To the Editor [NY Times]:
Re “Eminent Domain in New York” (editorial, Dec. 14): New York’s eminent domain laws are in need of reform. The Empire State Development Corporation’s attempted taking of private property on behalf of Columbia University illustrates how the current process lacks accountability, transparency or meaningful public participation.
The corporation cited “blight” to justify property condemnation. But the current definition of “blight” is vague.

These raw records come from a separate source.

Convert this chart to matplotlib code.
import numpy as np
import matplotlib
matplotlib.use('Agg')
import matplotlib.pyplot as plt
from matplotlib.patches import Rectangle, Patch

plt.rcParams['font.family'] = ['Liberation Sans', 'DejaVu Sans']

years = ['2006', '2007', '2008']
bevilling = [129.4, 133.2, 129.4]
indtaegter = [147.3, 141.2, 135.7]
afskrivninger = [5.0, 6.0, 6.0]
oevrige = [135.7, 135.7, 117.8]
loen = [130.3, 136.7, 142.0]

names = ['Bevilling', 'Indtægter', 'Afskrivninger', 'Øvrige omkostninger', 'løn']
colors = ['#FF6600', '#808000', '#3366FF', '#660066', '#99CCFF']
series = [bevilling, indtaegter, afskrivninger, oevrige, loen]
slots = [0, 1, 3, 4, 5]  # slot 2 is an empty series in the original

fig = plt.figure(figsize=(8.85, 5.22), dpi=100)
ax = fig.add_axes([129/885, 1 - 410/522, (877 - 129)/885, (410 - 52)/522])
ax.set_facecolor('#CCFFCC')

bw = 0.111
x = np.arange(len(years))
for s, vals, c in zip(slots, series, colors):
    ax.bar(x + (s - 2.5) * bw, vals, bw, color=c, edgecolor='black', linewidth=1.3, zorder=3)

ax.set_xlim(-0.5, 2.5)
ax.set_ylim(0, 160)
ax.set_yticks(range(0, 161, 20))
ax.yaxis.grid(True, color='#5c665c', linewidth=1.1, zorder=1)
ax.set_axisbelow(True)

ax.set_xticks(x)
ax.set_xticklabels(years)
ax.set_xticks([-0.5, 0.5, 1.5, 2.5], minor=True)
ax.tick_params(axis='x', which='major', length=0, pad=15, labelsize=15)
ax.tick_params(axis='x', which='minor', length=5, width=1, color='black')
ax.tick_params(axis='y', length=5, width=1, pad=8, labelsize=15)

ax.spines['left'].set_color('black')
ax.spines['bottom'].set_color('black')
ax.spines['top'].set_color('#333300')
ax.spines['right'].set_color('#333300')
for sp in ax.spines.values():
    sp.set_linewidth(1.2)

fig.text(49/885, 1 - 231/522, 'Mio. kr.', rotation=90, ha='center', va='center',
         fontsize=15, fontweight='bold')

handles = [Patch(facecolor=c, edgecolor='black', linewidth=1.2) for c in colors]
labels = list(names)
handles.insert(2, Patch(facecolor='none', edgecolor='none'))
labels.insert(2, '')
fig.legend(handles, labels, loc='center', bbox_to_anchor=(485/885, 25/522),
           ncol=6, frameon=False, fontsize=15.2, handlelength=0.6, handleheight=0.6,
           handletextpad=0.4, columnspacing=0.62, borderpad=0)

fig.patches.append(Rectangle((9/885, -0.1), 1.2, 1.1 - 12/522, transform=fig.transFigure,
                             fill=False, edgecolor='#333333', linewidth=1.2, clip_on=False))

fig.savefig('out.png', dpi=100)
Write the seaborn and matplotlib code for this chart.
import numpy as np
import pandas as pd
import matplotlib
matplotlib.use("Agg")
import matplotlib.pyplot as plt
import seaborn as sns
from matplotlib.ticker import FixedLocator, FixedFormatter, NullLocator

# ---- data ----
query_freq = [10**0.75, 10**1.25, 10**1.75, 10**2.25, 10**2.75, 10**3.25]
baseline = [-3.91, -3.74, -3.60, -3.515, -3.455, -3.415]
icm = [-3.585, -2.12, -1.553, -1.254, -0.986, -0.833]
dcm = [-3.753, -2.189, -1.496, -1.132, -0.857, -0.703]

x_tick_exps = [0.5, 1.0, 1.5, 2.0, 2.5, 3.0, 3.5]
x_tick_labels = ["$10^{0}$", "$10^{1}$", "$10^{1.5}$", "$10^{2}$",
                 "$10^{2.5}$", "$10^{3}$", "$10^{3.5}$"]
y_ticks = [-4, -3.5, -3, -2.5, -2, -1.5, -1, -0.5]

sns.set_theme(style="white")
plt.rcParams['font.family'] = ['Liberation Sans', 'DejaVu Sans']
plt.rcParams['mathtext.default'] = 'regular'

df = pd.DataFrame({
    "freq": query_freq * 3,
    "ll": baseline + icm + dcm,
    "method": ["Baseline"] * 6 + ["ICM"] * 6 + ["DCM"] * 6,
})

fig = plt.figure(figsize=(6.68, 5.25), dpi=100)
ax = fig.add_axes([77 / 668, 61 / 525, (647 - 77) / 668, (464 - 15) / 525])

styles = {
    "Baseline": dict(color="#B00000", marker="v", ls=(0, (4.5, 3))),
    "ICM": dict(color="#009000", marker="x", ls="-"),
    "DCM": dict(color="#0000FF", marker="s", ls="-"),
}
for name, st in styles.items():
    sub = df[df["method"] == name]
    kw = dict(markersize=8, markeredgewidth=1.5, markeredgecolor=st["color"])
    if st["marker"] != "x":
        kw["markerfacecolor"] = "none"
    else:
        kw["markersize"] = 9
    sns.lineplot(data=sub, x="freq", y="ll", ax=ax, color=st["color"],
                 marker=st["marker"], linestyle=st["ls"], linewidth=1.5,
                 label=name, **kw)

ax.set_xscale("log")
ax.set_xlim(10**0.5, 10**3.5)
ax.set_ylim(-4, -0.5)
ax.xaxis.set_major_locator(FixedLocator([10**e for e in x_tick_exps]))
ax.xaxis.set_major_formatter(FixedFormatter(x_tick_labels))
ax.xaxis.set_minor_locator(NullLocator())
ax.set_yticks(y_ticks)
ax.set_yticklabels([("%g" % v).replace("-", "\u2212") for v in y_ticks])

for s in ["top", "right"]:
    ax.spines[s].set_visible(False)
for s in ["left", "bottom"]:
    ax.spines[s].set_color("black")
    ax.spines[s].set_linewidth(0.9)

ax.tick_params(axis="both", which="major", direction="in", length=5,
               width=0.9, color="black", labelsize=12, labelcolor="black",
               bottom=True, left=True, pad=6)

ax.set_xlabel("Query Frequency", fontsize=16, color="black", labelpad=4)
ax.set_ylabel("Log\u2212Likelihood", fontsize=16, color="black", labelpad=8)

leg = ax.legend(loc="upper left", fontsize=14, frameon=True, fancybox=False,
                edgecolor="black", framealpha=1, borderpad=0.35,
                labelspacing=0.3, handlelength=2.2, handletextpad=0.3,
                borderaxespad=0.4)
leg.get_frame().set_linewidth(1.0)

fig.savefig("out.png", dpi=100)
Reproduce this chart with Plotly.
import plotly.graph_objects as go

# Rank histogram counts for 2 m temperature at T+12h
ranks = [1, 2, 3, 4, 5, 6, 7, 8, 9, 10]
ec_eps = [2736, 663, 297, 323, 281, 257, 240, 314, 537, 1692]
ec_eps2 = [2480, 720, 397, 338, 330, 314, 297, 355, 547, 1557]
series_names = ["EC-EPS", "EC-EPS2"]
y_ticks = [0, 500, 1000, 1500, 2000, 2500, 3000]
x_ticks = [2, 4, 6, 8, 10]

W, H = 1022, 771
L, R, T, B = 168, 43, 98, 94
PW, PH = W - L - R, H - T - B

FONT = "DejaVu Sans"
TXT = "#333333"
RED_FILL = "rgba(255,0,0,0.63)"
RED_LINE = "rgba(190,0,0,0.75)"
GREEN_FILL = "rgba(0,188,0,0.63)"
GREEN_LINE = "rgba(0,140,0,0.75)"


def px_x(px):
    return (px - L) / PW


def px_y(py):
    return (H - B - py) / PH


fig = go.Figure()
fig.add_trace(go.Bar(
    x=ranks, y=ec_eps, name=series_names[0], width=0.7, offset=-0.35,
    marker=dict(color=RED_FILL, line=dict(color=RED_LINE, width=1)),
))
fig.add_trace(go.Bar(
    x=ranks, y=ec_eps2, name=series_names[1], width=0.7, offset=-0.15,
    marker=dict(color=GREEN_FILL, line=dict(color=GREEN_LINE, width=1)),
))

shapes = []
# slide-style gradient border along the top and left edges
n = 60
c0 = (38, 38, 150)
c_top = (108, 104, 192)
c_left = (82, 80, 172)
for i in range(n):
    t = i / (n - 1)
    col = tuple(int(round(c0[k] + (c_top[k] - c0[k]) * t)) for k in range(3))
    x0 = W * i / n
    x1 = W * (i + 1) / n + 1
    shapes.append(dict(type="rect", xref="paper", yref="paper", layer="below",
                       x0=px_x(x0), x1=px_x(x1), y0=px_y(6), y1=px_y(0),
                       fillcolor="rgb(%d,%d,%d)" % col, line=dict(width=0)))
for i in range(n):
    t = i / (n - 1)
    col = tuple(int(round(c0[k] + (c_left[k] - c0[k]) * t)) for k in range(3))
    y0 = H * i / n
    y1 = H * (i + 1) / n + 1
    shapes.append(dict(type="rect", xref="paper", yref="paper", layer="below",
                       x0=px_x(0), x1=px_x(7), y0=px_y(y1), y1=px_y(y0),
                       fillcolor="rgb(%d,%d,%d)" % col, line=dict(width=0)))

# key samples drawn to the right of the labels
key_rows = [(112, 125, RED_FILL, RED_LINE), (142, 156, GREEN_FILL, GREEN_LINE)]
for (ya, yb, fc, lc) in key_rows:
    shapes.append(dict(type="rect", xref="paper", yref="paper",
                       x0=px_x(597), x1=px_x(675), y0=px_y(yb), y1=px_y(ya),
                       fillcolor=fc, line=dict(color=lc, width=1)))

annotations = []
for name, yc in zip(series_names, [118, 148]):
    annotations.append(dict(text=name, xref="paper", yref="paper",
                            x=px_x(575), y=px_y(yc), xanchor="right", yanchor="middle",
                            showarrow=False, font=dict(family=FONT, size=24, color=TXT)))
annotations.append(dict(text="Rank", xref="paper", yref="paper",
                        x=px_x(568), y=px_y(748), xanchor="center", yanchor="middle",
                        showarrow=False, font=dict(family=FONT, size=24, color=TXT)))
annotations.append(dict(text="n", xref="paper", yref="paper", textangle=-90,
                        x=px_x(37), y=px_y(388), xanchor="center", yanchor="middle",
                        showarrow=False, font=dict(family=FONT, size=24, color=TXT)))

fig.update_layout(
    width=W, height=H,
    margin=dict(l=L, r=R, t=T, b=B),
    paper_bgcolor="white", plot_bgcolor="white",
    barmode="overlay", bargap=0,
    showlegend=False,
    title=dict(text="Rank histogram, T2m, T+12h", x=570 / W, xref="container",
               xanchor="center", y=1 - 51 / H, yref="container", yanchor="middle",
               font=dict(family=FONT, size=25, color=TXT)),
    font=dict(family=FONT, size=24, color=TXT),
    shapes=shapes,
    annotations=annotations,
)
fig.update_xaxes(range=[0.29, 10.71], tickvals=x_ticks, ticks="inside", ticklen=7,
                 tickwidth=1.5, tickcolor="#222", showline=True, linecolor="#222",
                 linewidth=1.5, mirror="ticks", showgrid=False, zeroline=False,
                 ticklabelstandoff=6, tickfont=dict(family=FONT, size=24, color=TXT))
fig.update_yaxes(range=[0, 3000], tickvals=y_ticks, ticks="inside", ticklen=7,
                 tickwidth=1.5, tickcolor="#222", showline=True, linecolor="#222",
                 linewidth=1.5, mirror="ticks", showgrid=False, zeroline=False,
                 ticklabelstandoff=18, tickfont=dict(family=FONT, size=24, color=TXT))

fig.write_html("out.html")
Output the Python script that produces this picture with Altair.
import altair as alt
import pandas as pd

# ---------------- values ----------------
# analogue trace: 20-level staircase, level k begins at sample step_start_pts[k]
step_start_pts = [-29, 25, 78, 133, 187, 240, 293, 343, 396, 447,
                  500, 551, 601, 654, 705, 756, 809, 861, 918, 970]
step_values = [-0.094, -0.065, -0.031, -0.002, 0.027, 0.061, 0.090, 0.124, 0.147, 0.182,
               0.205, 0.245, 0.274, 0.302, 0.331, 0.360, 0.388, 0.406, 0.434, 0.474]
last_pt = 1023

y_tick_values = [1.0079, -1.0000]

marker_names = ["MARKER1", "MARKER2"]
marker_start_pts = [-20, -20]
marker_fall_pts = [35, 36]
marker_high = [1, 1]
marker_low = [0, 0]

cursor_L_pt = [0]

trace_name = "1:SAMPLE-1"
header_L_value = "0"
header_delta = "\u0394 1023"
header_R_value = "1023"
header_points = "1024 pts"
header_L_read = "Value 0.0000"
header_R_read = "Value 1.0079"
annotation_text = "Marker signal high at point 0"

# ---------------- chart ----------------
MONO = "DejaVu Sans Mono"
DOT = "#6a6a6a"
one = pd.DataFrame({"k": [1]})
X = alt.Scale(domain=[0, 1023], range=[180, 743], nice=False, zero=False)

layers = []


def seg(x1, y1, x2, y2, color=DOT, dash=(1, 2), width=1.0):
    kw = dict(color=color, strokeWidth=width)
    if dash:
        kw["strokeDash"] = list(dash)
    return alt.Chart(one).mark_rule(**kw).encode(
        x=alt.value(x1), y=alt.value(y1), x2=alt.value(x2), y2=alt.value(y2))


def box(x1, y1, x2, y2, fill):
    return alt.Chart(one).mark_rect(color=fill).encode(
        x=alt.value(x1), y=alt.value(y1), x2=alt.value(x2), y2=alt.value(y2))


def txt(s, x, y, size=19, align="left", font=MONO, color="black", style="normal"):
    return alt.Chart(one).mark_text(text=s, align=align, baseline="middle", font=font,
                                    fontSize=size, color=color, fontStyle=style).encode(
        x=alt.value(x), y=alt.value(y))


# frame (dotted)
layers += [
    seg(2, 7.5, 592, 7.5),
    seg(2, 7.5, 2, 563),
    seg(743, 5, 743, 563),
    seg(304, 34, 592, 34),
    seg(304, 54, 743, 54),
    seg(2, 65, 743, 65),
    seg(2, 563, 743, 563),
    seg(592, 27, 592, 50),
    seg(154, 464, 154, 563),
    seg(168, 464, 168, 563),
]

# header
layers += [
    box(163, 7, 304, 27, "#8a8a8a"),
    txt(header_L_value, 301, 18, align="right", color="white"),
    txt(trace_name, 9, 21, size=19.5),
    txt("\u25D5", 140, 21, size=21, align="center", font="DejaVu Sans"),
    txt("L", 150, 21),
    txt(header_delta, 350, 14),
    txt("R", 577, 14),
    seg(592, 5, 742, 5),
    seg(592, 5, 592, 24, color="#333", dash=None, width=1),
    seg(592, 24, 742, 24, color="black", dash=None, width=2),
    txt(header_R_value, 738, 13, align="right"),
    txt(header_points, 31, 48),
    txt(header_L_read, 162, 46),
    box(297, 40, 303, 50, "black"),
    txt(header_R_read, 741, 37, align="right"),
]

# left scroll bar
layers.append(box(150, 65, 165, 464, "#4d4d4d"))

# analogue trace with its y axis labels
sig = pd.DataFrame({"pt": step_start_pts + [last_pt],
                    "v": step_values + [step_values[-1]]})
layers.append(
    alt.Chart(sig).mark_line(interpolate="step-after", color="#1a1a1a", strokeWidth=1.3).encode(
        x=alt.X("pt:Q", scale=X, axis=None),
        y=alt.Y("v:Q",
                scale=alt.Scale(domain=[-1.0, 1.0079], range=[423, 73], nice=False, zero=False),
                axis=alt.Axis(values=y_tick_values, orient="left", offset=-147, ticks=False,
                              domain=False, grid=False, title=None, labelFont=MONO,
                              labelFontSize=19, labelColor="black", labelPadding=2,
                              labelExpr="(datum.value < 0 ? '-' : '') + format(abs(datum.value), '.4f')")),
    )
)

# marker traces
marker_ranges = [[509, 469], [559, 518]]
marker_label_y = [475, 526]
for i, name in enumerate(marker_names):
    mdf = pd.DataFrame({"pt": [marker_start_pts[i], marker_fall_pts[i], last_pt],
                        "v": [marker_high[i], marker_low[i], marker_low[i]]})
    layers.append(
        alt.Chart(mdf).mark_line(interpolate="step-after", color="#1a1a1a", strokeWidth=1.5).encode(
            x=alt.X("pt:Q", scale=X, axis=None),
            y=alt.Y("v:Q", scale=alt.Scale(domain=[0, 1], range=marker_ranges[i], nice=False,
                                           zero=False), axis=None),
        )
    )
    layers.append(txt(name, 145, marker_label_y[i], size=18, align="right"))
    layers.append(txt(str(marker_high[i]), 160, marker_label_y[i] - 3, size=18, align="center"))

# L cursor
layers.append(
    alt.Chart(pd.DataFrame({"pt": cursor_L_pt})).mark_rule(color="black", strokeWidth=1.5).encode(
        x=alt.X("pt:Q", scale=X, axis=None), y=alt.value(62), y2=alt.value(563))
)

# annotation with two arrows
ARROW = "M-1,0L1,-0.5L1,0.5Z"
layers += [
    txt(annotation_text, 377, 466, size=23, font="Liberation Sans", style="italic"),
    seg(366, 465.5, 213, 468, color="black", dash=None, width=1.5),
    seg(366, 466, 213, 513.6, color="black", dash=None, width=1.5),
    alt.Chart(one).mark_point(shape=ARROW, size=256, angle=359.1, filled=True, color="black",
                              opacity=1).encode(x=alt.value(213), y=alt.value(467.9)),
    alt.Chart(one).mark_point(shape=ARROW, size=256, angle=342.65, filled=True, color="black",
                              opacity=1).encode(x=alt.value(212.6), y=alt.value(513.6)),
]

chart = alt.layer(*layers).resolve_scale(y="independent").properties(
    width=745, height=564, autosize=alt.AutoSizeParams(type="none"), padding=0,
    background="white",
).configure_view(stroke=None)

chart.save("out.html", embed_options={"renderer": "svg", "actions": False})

Absurd criteria, like the cracked sidewalks and loose awnings cited in Columbia’s decision, could be used to identify any neighborhood as blighted.
Furthermore, weak disclosure laws allowed Columbia to ignore Freedom of Information Law requests from property owners.
The appellate court wrote that “many commentators have noted that ‘few policies have done more to destroy community and opportunity for minorities than eminent domain.’ ” Current laws are a holdover from the so-called urban renewal schemes that decimated low-income and minority neighborhoods.
I am preparing legislation to address the flaws in existing law, and have requested Gov. David A. Paterson to impose a statewide moratorium on condemnation actions.
Since 2005, 43 states have changed their eminent domain laws to better protect home and business owners. It is now time for New York to do the same.
(Senator) Bill Perkins
Albany, Dec. 14, 2009
The writer is chairman of the New York State Senate Corporations, Authorities and Commissions Committee.